— begin Data extract —
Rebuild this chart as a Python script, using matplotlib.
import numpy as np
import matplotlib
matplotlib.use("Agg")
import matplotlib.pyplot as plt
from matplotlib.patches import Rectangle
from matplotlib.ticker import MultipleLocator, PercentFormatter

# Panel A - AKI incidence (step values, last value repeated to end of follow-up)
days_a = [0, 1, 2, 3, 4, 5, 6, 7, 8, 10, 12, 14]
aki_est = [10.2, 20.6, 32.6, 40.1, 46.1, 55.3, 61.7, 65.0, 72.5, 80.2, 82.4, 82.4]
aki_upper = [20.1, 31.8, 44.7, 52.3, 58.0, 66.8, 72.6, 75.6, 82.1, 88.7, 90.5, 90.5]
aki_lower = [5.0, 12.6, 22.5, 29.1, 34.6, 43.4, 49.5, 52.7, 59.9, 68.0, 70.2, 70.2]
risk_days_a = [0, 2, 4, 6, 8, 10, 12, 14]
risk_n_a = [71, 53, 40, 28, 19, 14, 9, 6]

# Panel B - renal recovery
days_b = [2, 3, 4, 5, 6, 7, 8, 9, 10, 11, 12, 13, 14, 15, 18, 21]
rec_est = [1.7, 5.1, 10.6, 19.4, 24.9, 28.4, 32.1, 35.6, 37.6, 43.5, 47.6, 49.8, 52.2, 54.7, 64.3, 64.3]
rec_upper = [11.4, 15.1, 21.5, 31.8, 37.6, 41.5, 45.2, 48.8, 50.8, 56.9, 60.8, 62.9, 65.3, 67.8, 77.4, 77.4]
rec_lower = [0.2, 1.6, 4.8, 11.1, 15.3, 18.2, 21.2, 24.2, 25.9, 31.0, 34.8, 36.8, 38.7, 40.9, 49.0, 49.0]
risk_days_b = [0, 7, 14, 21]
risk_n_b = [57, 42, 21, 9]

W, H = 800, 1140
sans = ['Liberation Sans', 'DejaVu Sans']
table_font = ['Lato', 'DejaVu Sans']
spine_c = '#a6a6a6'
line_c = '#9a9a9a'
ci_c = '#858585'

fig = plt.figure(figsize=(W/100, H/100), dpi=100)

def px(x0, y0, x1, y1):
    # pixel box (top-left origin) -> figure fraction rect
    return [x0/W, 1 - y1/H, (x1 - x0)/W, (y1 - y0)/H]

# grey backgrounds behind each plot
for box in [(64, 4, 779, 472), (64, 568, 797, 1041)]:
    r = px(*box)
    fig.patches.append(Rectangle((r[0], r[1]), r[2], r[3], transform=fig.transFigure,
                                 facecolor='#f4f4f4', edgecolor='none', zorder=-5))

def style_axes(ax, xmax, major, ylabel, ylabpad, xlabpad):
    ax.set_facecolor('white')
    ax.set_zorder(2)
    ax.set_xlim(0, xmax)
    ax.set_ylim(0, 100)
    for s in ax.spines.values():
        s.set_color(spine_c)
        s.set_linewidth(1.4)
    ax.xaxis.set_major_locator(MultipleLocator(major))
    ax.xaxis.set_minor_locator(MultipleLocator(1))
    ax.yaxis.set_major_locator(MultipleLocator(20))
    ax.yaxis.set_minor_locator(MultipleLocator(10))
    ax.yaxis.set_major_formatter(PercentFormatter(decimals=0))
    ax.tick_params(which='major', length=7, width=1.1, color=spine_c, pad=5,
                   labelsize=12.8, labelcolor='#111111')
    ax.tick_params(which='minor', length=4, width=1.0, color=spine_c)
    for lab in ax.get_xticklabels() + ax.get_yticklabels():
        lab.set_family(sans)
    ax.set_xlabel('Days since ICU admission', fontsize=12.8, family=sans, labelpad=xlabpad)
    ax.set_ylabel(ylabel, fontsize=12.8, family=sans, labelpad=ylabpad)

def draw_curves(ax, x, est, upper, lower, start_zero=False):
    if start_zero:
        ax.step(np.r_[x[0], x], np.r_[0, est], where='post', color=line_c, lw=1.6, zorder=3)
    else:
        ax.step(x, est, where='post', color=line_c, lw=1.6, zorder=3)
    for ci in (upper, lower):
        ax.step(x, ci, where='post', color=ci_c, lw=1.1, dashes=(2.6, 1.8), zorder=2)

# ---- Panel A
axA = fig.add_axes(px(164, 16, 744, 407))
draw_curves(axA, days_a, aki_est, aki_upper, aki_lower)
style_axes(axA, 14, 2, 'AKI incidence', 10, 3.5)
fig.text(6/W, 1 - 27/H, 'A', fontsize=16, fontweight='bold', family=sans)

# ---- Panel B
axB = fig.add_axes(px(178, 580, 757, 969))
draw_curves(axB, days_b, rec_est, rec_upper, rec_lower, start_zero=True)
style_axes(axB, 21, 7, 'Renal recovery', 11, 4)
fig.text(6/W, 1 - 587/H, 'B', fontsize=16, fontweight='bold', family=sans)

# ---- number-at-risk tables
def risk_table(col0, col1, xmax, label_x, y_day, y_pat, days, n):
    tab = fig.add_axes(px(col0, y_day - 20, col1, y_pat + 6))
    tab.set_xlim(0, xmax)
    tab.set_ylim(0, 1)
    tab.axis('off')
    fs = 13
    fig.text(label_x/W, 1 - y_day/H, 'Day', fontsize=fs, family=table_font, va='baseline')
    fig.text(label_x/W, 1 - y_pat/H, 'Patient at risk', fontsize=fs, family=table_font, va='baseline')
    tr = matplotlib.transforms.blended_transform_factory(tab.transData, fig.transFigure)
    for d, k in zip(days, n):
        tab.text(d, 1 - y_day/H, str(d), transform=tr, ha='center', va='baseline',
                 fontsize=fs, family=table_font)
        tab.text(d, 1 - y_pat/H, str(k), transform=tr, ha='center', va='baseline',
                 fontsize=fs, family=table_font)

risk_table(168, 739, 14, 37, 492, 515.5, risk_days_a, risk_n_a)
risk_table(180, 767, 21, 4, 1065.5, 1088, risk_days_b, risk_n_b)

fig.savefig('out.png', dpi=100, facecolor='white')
— end Data extract —
• [Exercise details]: Return only the lines spanning from the first line of the material through the line with "risk_n_a = [71, 53, 40, 28, 19, 14, 9, 6]", copied exactly, both ends kept.

• [Written answer]:
Rebuild this chart as a Python script, using matplotlib.
import numpy as np
import matplotlib
matplotlib.use("Agg")
import matplotlib.pyplot as plt
from matplotlib.patches import Rectangle
from matplotlib.ticker import MultipleLocator, PercentFormatter

# Panel A - AKI incidence (step values, last value repeated to end of follow-up)
days_a = [0, 1, 2, 3, 4, 5, 6, 7, 8, 10, 12, 14]
aki_est = [10.2, 20.6, 32.6, 40.1, 46.1, 55.3, 61.7, 65.0, 72.5, 80.2, 82.4, 82.4]
aki_upper = [20.1, 31.8, 44.7, 52.3, 58.0, 66.8, 72.6, 75.6, 82.1, 88.7, 90.5, 90.5]
aki_lower = [5.0, 12.6, 22.5, 29.1, 34.6, 43.4, 49.5, 52.7, 59.9, 68.0, 70.2, 70.2]
risk_days_a = [0, 2, 4, 6, 8, 10, 12, 14]
risk_n_a = [71, 53, 40, 28, 19, 14, 9, 6]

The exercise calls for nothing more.